After lunch I hung out on the back porch and was eventually rewarded with a couple of opportunities for close-ups of Wilson's Warblers in the maple tree. That seems to be the only warbler still around. Towhees, Song sparrows, Chestnut-backed chickadees and a flock of young House Sparrows also visited the feeder. A Starling flew in several times but left hastily upon spotting me.

Daniel & David on top
Daniel & David hiking up
05/26/2009 AM ovc 50, PM partly cloudy, 70 Mt Pete
On David's insistence Daniel and I hiked up Mt Pete with him today. We didn't head over there until after lunch when the clouds had thickened and scattered gray curtains of rain had begun to drop off to the southwest. We did a loop on the back side, up to the right and down the old road along the west side of the "mountain". I carried my camera in hopes of finding some birds and did - a White-crowned Sparrow on the way up and a Wilson's Warbler on the way down. The Wilson's call was unfamiliar, a loud, thick "chk", but the bird itself was quite unwary. A Bald Eagle soared overhead as we returned to the car.
Forest near the summit
Serviceberry flowering
It seems as though everything is blooming right now. The yellow Scotch Broom is at its peak along Mud Mountain Road at the trailhead. Wild blackberry, strawberry, thimbleberry and chokecherry(?)are all flowering in the open areas along the lower part of the trail and serviceberry is blooming around the summit. I also noticed a nice magenta/purple wild pea and bluish-purple Penstemon along the first part of the road up.

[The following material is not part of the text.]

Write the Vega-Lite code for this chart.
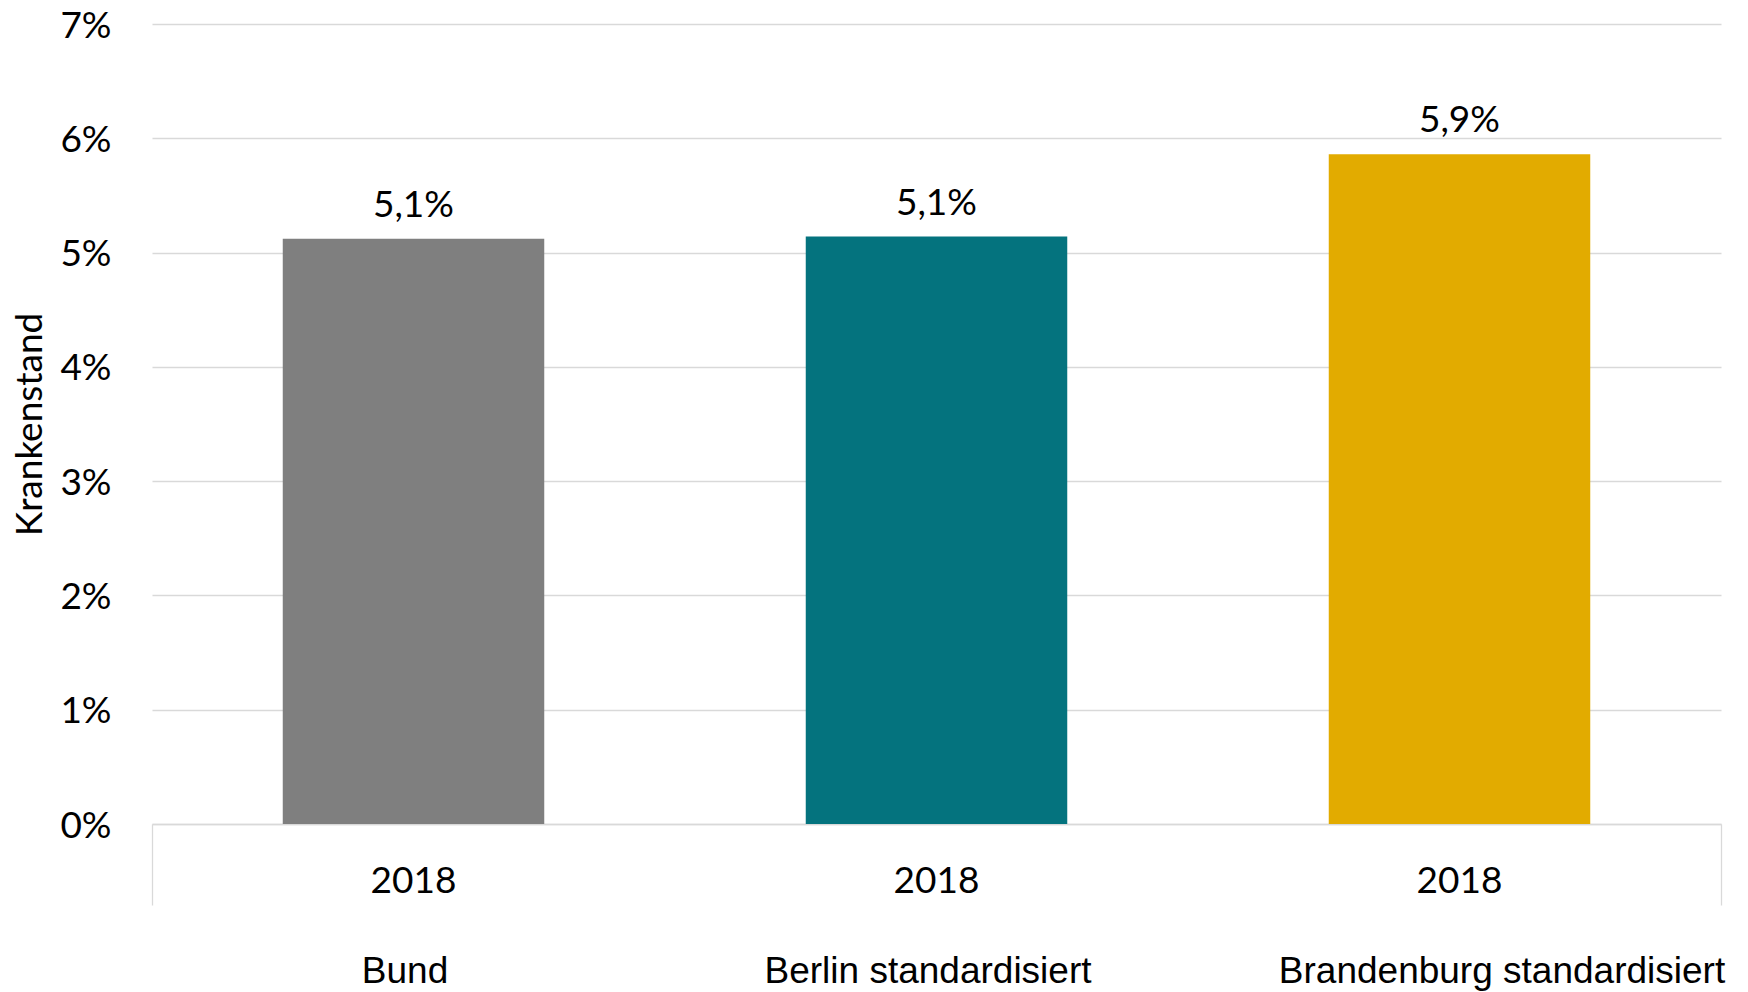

On the way home I had David drive so I could take photos out the passenger side window. We stopped for fields bright yellow with buttercups and along 464th where I noticed Lazuli Buntings singing on Sunday when I rode past on my bike. I found the Lazuli Bunting foraging and singing in the ditch along the side of the road, so close it startled me and I scared it up into the cottonwoods. Fortunately it dropped down again, still singing, so I was able to find it and get a few pictures. That was a nice surprise; I didn't expect to get anywhere near it.
White-crowned Sparrow
Wilson's Warbler
Mourning Dove
Lazuli Bunting

 
05/27/2009 Sunny, 70 
The cat tangled with an oppossum and lost. She has a shunt on her rump to facilitate draining of her bite wounds back there and while the shunt is in place, she has to wear a collar like a plastic megaphone around her neck. Not only does it prevent her from disturbing the shunt, but it also gets caught on the door mouldings when she tries to slink around corners. She's clearly puzzled about it but doesn't lose her temper. Rather than board her at the vet's during our trip to New Hampshire, we decided that Susan would stay home to take care of her so just the boys and I will go to visit my folks.
Hannah came up to visit Daniel on her way to see a friend in Seattle. Susan baked a lemon meringue pie for the occasion and we had sat at our new wrought iron table from Costco and ate a nice lunch in the sunshine. Afterwards David and I photographed flowers around the yard. Daniel is starting to take more of an interest in photography too. He's using David's D40 so we won't put it up for sale on eBay just yet.